STATED PROBLEM: Print, word for word, the opening line of the data below and every line after it through the line that contains "type Pt = [number, number]", but not the pictures.

◆ ◆ ◆ ◆

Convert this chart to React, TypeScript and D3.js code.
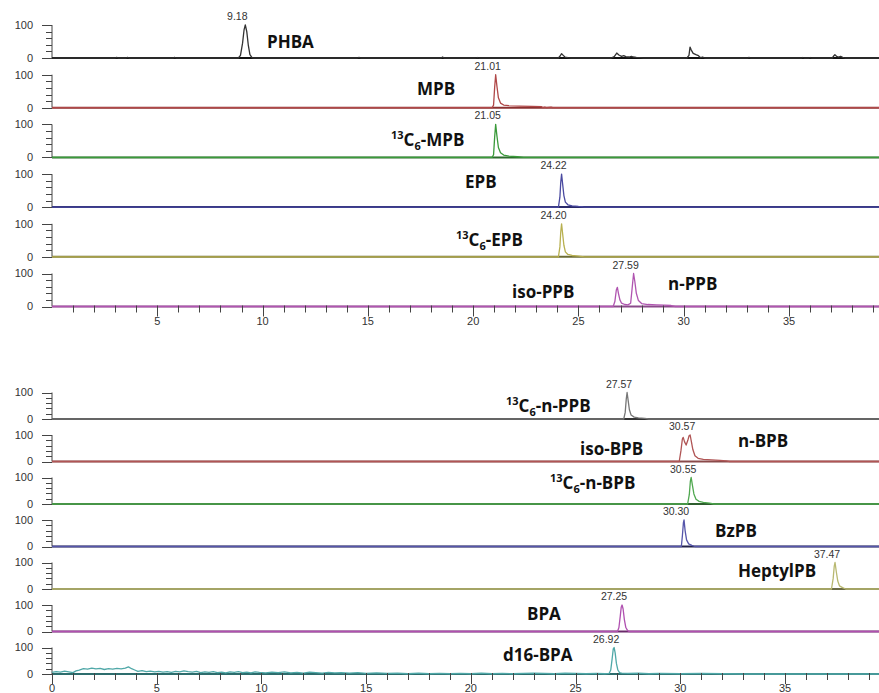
import { useEffect, useRef } from 'react'
import * as d3 from 'd3'

type Pt = [number, number]

// ---- traces (retention time in min, relative abundance %) ----
const phbaTrace: Pt[] = [
  [0, 0], [3.0, 0], [3.07, 2], [3.14, 0], [3.52, 0], [3.59, 2], [3.66, 0], [5.76, 0], [5.82, 2], [5.9, 0],
  [8.85, 0], [8.95, 8], [9.05, 45], [9.12, 85], [9.18, 100], [9.25, 80], [9.32, 40], [9.4, 10], [9.5, 1], [9.6, 0],
  [14.5, 0], [14.58, 2], [14.66, 0], [18.48, 0], [18.55, 3], [18.62, 0], [20.12, 0], [20.2, 1.5], [20.28, 0],
  [24.05, 0], [24.13, 6], [24.2, 13], [24.28, 8], [24.36, 3], [24.5, 1], [24.65, 0],
  [26.55, 0], [26.7, 4], [26.82, 15], [26.92, 9], [27.05, 5], [27.15, 7], [27.25, 4], [27.4, 3], [27.52, 5],
  [27.6, 3], [27.75, 2], [27.95, 1], [28.1, 0],
  [30.15, 0], [30.25, 8], [30.3, 33], [30.36, 24], [30.45, 14], [30.58, 10], [30.7, 7], [30.8, 1], [30.9, 3], [31.0, 0],
  [33.05, 0], [33.1, 2], [33.17, 0], [35.6, 0], [35.65, 1.5], [35.72, 0], [35.95, 0], [36.0, 1.5], [36.07, 0],
  [37.05, 0], [37.12, 6], [37.18, 10], [37.26, 5], [37.35, 3], [37.45, 5], [37.55, 2], [37.65, 0], [39.5, 0],
]
const mpbTrace: Pt[] = [
  [0, 0], [20.9, 0], [20.97, 8], [21.02, 60], [21.07, 100], [21.13, 65], [21.2, 30], [21.3, 14], [21.45, 8],
  [21.7, 6], [22.2, 5], [22.8, 4], [23.25, 3], [23.32, 0], [23.4, 2], [23.48, 0], [23.7, 1.5], [23.78, 0], [39.5, 0],
]
const c13MpbTrace: Pt[] = [
  [0, 0], [20.9, 0], [20.97, 8], [21.02, 60], [21.07, 100], [21.13, 65], [21.2, 30], [21.3, 14], [21.45, 7],
  [21.7, 4], [22.1, 2], [22.4, 0], [39.5, 0],
]
const epbTrace: Pt[] = [
  [0, 0], [24.05, 0], [24.12, 30], [24.16, 75], [24.2, 100], [24.25, 70], [24.31, 35], [24.38, 15], [24.5, 7],
  [24.7, 4], [25.0, 2], [25.2, 1], [25.3, 0], [39.5, 0],
]
const c13EpbTrace: Pt[] = [
  [0, 0], [24.05, 0], [24.12, 30], [24.16, 75], [24.2, 100], [24.25, 70], [24.31, 35], [24.38, 15], [24.5, 7],
  [24.7, 4], [25.0, 2], [25.3, 0], [39.5, 0],
]
const ppbTrace: Pt[] = [
  [0, 0], [26.65, 0], [26.73, 15], [26.8, 50], [26.85, 58], [26.9, 40], [26.97, 20], [27.05, 10], [27.2, 6],
  [27.35, 5], [27.48, 10], [27.55, 55], [27.62, 100], [27.68, 75], [27.75, 40], [27.85, 18], [28.0, 9],
  [28.3, 6], [28.7, 5], [29.1, 4], [29.4, 3], [29.6, 0], [39.5, 0],
]
const c13PpbTrace: Pt[] = [
  [0, 0], [27.3, 0], [27.37, 25], [27.42, 75], [27.46, 100], [27.51, 70], [27.57, 35], [27.65, 15], [27.8, 7],
  [28.0, 4], [28.3, 2], [28.5, 0], [39.5, 0],
]
const bpbTrace: Pt[] = [
  [0, 0], [29.95, 0], [30.03, 40], [30.1, 85], [30.14, 91], [30.2, 75], [30.28, 62], [30.36, 80], [30.42, 97],
  [30.47, 100], [30.53, 75], [30.6, 45], [30.7, 22], [30.85, 12], [31.1, 8], [31.5, 6], [31.9, 4], [32.2, 2],
  [32.35, 0], [39.5, 0],
]
const c13BpbTrace: Pt[] = [
  [0, 0], [30.35, 0], [30.43, 35], [30.48, 85], [30.52, 100], [30.58, 70], [30.65, 38], [30.75, 18], [30.9, 10],
  [31.1, 6], [31.4, 3], [31.6, 0], [39.5, 0],
]
const bzpbTrace: Pt[] = [
  [0, 0], [30.05, 0], [30.1, 40], [30.15, 90], [30.18, 100], [30.23, 60], [30.3, 25], [30.4, 10], [30.55, 4],
  [30.7, 0], [39.5, 0],
]
const heptylTrace: Pt[] = [
  [0, 0], [37.22, 0], [37.3, 40], [37.35, 85], [37.39, 100], [37.45, 65], [37.52, 30], [37.6, 12], [37.75, 5],
  [37.9, 0], [39.5, 0],
]
const bpaTrace: Pt[] = [
  [0, 0], [27.0, 0], [27.07, 15], [27.13, 55], [27.18, 92], [27.22, 100], [27.27, 85], [27.33, 45], [27.4, 15],
  [27.48, 4], [27.55, 0], [39.5, 0],
]
const d16BpaTrace: Pt[] = [
  [0, 6], [0.2, 9], [0.4, 7], [0.6, 11], [0.8, 8], [1.0, 5], [1.15, 12], [1.3, 15], [1.5, 20], [1.7, 18],
  [1.9, 22], [2.1, 19], [2.3, 21], [2.5, 17], [2.7, 20], [2.9, 18], [3.1, 21], [3.3, 19], [3.5, 22], [3.65, 27],
  [3.8, 20], [3.95, 15], [4.1, 10], [4.3, 13], [4.5, 9], [4.7, 11], [4.9, 8], [5.1, 10], [5.3, 7], [5.5, 9],
  [5.7, 6], [5.9, 10], [6.1, 8], [6.3, 12], [6.5, 9], [6.7, 7], [6.9, 10], [7.1, 5], [7.3, 8], [7.5, 6],
  [7.7, 9], [7.9, 5], [8.1, 7], [8.3, 4], [8.5, 8], [8.7, 6], [8.9, 9], [9.1, 5], [9.3, 7], [9.5, 4],
  [9.7, 8], [9.9, 6], [10.2, 4], [10.5, 7], [10.8, 5], [11.1, 8], [11.4, 4], [11.7, 6], [12.0, 3], [12.3, 7],
  [12.6, 5], [12.9, 3], [13.2, 6], [13.5, 4], [13.8, 5], [14.2, 3], [14.6, 5], [15.0, 2], [15.5, 4], [16.0, 2],
  [16.5, 3], [17.0, 1], [17.5, 3], [18.0, 1], [18.5, 2], [19.0, 1], [19.5, 2], [20.0, 1], [20.5, 3], [21.0, 1],
  [21.5, 2], [22.0, 1], [22.5, 2], [23.0, 3], [23.5, 2], [24.0, 1], [24.5, 3], [25.0, 2], [25.5, 1], [26.0, 2],
  [26.4, 1], [26.6, 2], [26.68, 15], [26.75, 60], [26.8, 95], [26.84, 100], [26.89, 80], [26.95, 40], [27.02, 15],
  [27.1, 5], [27.2, 3], [27.5, 2], [28.0, 3], [28.5, 1], [29.0, 2], [30.0, 1], [31, 2], [32, 1], [33, 0], [39.5, 0],
]

// ---- panel names, peak annotations ----
const topNames = ['PHBA', 'MPB', '13C6-MPB', 'EPB', '13C6-EPB', 'iso-PPB|n-PPB']
const topTraces = [phbaTrace, mpbTrace, c13MpbTrace, epbTrace, c13EpbTrace, ppbTrace]
const topPeakText = ['9.18', '21.01', '21.05', '24.22', '24.20', '27.59']
const topPeakTime = [9.18, 21.07, 21.07, 24.2, 24.2, 27.62]

const botNames = ['13C6-n-PPB', 'iso-BPB|n-BPB', '13C6-n-BPB', 'BzPB', 'HeptylPB', 'BPA', 'd16-BPA']
const botTraces = [c13PpbTrace, bpbTrace, c13BpbTrace, bzpbTrace, heptylTrace, bpaTrace, d16BpaTrace]
const botPeakText = ['27.57', '30.57', '30.55', '30.30', '37.47', '27.25', '26.92']
const botPeakTime = [27.46, 30.47, 30.52, 30.18, 37.39, 27.22, 26.84]

const majorTicks = [0, 5, 10, 15, 20, 25, 30, 35]
const yTicks = [0, 20, 40, 60, 80, 100]

// ---- styling / layout ----
const topColors = ['#333333', '#b04848', '#3a9a3a', '#4a4aa0', '#b8b050', '#b055b0']
const topBase = ['#111111', '#8b3030', '#2b6b2b', '#2a2a6a', '#6b6b35', '#8a4a8a']
const botColors = ['#777777', '#b05555', '#50a850', '#5555aa', '#b8b870', '#b050b0', '#50a8a8']
const botBase = ['#333333', '#8a4a4a', '#2d5d2d', '#22224a', '#6b6b45', '#6a2a6a', '#2d6d6d']
// label left x and offset of text baseline from panel baseline (pairs for split labels)
const topLabelPos = [[267, -10], [417, -13], [391, -11.5], [465, -19.5], [456, -11], [512, -8.5, 668, -16.5]]
const botLabelPos = [[506, -7], [580, -6.7, 738, -14.7], [550, -15], [715, -9.7], [738, -12], [527, -11.5], [503, -13.5]]

const W = 879
const H = 693
const X0 = 52

const App = () => {
  const svgRef = useRef<SVGSVGElement | null>(null)

  useEffect(() => {
    if (!svgRef.current) return
    const svg = d3.select(svgRef.current)
    svg.selectAll('*').remove()

    svg.append('rect').attr('width', W).attr('height', H).attr('fill', 'white')

    const drawLabel = (g: any, x: number, y: number, text: string) => {
      const t = g
        .append('text')
        .attr('x', x)
        .attr('y', y)
        .attr('font-family', '"Open Sans", sans-serif')
        .attr('font-weight', 700)
        .attr('font-size', 17)
        .attr('fill', '#111')
      if (text.startsWith('13C6')) {
        t.append('tspan').attr('font-size', 11).attr('dy', -7).text('13')
        t.append('tspan').attr('dy', 7).text('C')
        t.append('tspan').attr('font-size', 11).attr('dy', 4).text('6')
        t.append('tspan').attr('dy', -4).text(text.slice(4))
      } else t.text(text)
    }

    const drawBlock = (
      x: d3.ScaleLinear<number, number>,
      baselines: number[],
      h: number,
      names: string[],
      traces: Pt[][],
      colors: string[],
      bases: string[],
      labelPos: number[][],
      peakText: string[],
      peakTime: number[],
      showZero: boolean
    ) => {
      const g = svg.append('g')
      baselines.forEach((b, i) => {
        const y = d3.scaleLinear().domain([0, 100]).range([b, b - h])

        // y axis
        g.append('line')
          .attr('x1', X0).attr('x2', X0)
          .attr('y1', y(100)).attr('y2', y(0))
          .attr('stroke', '#444').attr('stroke-width', 1)
        g.selectAll(null)
          .data(yTicks)
          .join('line')
          .attr('x1', (d) => (d === 0 || d === 100 ? X0 - 10 : X0 - 6))
          .attr('x2', X0)
          .attr('y1', (d) => Math.round(y(d)) + 0.5)
          .attr('y2', (d) => Math.round(y(d)) + 0.5)
          .attr('stroke', '#444')
        g.selectAll(null)
          .data([0, 100])
          .join('text')
          .attr('x', 33)
          .attr('y', (d) => y(d))
          .attr('dy', '0.35em')
          .attr('text-anchor', 'end')
          .attr('font-family', '"Liberation Sans", Arial, sans-serif')
          .attr('font-size', 11)
          .attr('fill', '#333')
          .text((d) => d)

        // baseline
        g.append('line')
          .attr('x1', X0).attr('x2', W)
          .attr('y1', b).attr('y2', b)
          .attr('stroke', bases[i]).attr('stroke-width', 2)

        // trace
        const line = d3
          .line<Pt>()
          .x((d) => x(d[0]))
          .y((d) => y(d[1]))
        g.append('path')
          .datum(traces[i])
          .attr('d', line)
          .attr('fill', 'none')
          .attr('stroke', colors[i])
          .attr('stroke-width', 1.3)
          .attr('stroke-linejoin', 'round')

        // peak label
        g.append('text')
          .attr('x', x(peakTime[i]) - 8)
          .attr('y', y(100) - 5)
          .attr('text-anchor', 'middle')
          .attr('font-family', '"Liberation Sans", Arial, sans-serif')
          .attr('font-size', 10.5)
          .attr('fill', '#333')
          .text(peakText[i])

        // compound name(s)
        const parts = names[i].split('|')
        parts.forEach((p, k) => {
          drawLabel(g, labelPos[i][k * 2], b + labelPos[i][k * 2 + 1], p)
        })
      })

      // x axis ticks
      const axisY = baselines[baselines.length - 1]
      const minor = d3.range(showZero ? 0 : 1, 40)
      g.selectAll(null)
        .data(minor)
        .join('line')
        .attr('x1', (d) => Math.round(x(d)) + 0.5)
        .attr('x2', (d) => Math.round(x(d)) + 0.5)
        .attr('y1', axisY - 1)
        .attr('y2', (d) => (d % 5 === 0 ? axisY + 10 : axisY + 6))
        .attr('stroke', '#444')
      g.selectAll(null)
        .data(majorTicks.filter((d) => showZero || d > 0))
        .join('text')
        .attr('x', (d) => x(d))
        .attr('y', axisY + 18)
        .attr('text-anchor', 'middle')
        .attr('font-family', '"Liberation Sans", Arial, sans-serif')
        .attr('font-size', 11)
        .attr('fill', '#333')
        .text((d) => d)
    }

    const xTop = d3.scaleLinear().domain([0, 35]).range([X0, 789])
    const xBot = d3.scaleLinear().domain([0, 35]).range([X0, 785])

    drawBlock(xTop, [58, 107.7, 157.4, 207.1, 256.8, 306.5], 33, topNames, topTraces,
      topColors, topBase, topLabelPos, topPeakText, topPeakTime, false)
    drawBlock(xBot, [419, 461.5, 504, 546.5, 589, 631.5, 674], 26.5, botNames, botTraces,
      botColors, botBase, botLabelPos, botPeakText, botPeakTime, true)
  }, [])

  return (
    <svg
      ref={svgRef}
      width={W}
      height={H}
      style={{ position: 'absolute', left: 0, top: 0 }}
    ></svg>
  )
}

export default App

◆ ◆ ◆ ◆

PROBLEM SOLUTION:
Convert this chart to React, TypeScript and D3.js code.
import { useEffect, useRef } from 'react'
import * as d3 from 'd3'

type Pt = [number, number]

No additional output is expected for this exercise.